The church giveth:
Catholics are not “Bible only” Christians. We believe the Sacred Scriptures are the inspired record of the acts of God in Christ as lived by his Church. The Scriptures come from the Church and are interpreted by the Church. Therefore it is to the Church’s magisterium that we turn for the final interpretation.
The church taketh away:
Very strictly speaking, your priest was breaking the rules by allowing even one eulogizer, your brother, to speak at your father’s funeral.
The Order of Christian Funerals could not be more clear: “A brief homily based on the readings is always given after the gospel reading at the funeral liturgy and may also be given after the readings at a vigil service; but there is never to be a eulogy.” Note the word “never.”
The Catholic funeral Mass is intended to focus the grieving family’s attention on the resurrection of Jesus and God’s victory over death and to pray for the soul of the deceased.

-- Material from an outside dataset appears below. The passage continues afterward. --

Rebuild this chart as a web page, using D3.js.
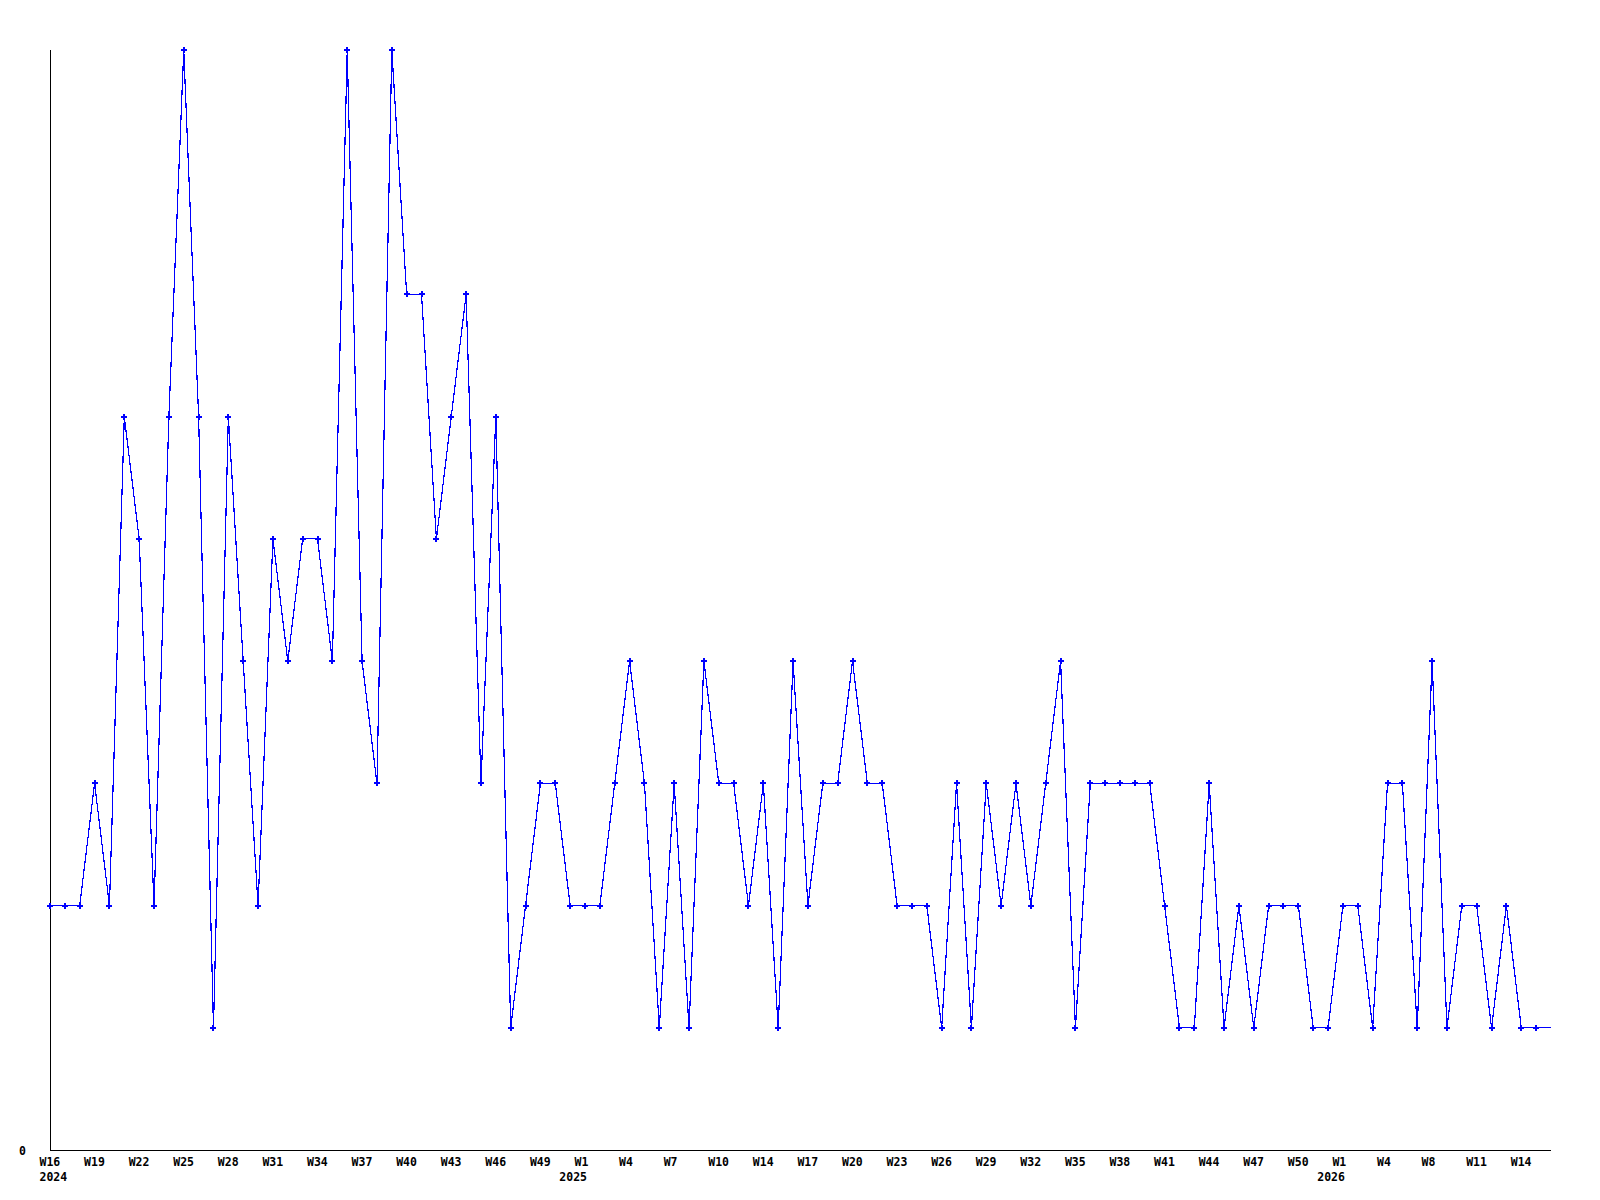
<!DOCTYPE html>
<html>
<head>
<meta charset="utf-8">
<script src="https://cdn.jsdelivr.net/npm/d3@7"></script>
<style>
  html, body { margin: 0; padding: 0; background: #fff; }
  svg { display: block; }
  text { font-family: "DejaVu Sans Mono", "Liberation Mono", monospace; font-weight: bold; font-size: 11.5px; fill: #000; }
</style>
</head>
<body>
<svg id="chart" width="1600" height="1200"></svg>
<script>
// Weekly values, 2024 W16 onward (one per week)
const values = [
  2,2,2,3,2,6,5,2,6,9,
  6,1,6,4,2,5,4,5,5,4,
  9,4,3,9,7,7,5,6,7,3,
  6,1,2,3,3,2,2,2,3,4,
  3,1,3,1,4,3,3,2,3,1,
  4,2,3,3,4,3,3,2,2,2,
  1,3,1,3,2,3,2,3,4,1,
  3,3,3,3,3,2,1,1,3,1,
  2,1,2,2,2,1,1,2,2,1,
  3,3,1,4,1,2,2,1,2,1,
  1
];
// X tick labels (every third point)
const tickIndex = [0,3,6,9,12,15,18,21,24,27,30,33,36,39,42,45,48,51,54,57,60,63,66,69,72,75,78,81,84,87,90,93,96,99];
const tickLabels = ["W16","W19","W22","W25","W28","W31","W34","W37","W40","W43","W46","W49",
                    "W1","W4","W7","W10","W14","W17","W20","W23","W26","W29","W32","W35",
                    "W38","W41","W44","W47","W50","W1","W4","W8","W11","W14"];
const yearIndex = [0, 36, 87];
const yearLabels = ["2024", "2025", "2026"];
const yMax = 9;

(function () {
  const svg = d3.select("#chart");
  const mL = 50, mR = 1551, mT = 50, mB = 1150;

  const x = d3.scaleLinear().domain([0, values.length]).range([mL, mR]);
  const y = d3.scaleLinear().domain([0, yMax]).range([mB, mT]);

  // axes lines
  svg.append("line").attr("x1", mL + 0.5).attr("x2", mL + 0.5)
    .attr("y1", mT).attr("y2", mB + 1)
    .attr("stroke", "#000").attr("stroke-width", 1).attr("shape-rendering", "crispEdges");
  svg.append("line").attr("x1", mL).attr("x2", mR)
    .attr("y1", mB + 0.5).attr("y2", mB + 0.5)
    .attr("stroke", "#000").attr("stroke-width", 1).attr("shape-rendering", "crispEdges");

  // y label "0"
  svg.append("text").attr("x", 22.5).attr("y", y(0) + 5).attr("text-anchor", "middle").text("0");

  // x tick labels
  svg.append("g").selectAll("text").data(tickIndex).join("text")
    .attr("x", d => x(d) - 10.5)
    .attr("y", mB + 16)
    .attr("text-anchor", "start")
    .text((d, i) => tickLabels[i]);

  // year labels
  svg.append("g").selectAll("text").data(yearIndex).join("text")
    .attr("x", (d, i) => i === 0 ? x(d) - 10.5 : x(d) + 2)
    .attr("y", mB + 31)
    .attr("text-anchor", (d, i) => i === 0 ? "start" : "end")
    .text((d, i) => yearLabels[i]);

  // line (last value held to end of axis)
  const lineData = values.map((v, i) => [i, v]).concat([[values.length, values[values.length - 1]]]);
  const line = d3.line().x(d => x(d[0])).y(d => y(d[1]));
  svg.append("path").datum(lineData)
    .attr("d", line)
    .attr("fill", "none")
    .attr("stroke", "#0000ff")
    .attr("stroke-width", 1.2)
    .attr("shape-rendering", "crispEdges");

  // markers
  const sym = d3.symbol().type(d3.symbolCross).size(20);
  svg.append("g").selectAll("path").data(values).join("path")
    .attr("transform", (d, i) => `translate(${x(i)},${y(d)})`)
    .attr("d", sym)
    .attr("fill", "#0000ff")
    .attr("shape-rendering", "crispEdges");
})();
</script>
</body>
</html>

It is not, as funerals so often are these days, a “celebration” of a person’s life, marked by a parade of make-you-laugh, make-you-cry intimate stories. The strictest observance requires such eulogizing to take place outside of church, perhaps at the wake or at the luncheon after the funeral.
Long live a mixed bag.
If only Protestants would hear Rome on funerals (though Protestants used to be silent on them because Protestants didn’t believe in funerals — just a burial service). And if only Roman Catholics would show a little deference to the work of the Holy Spirit in giving (writing and forming the canon) us Scripture. It’s like Yankees’ fans thinking that the Yankees invented baseball (when all they did was spend more money than any other franchise).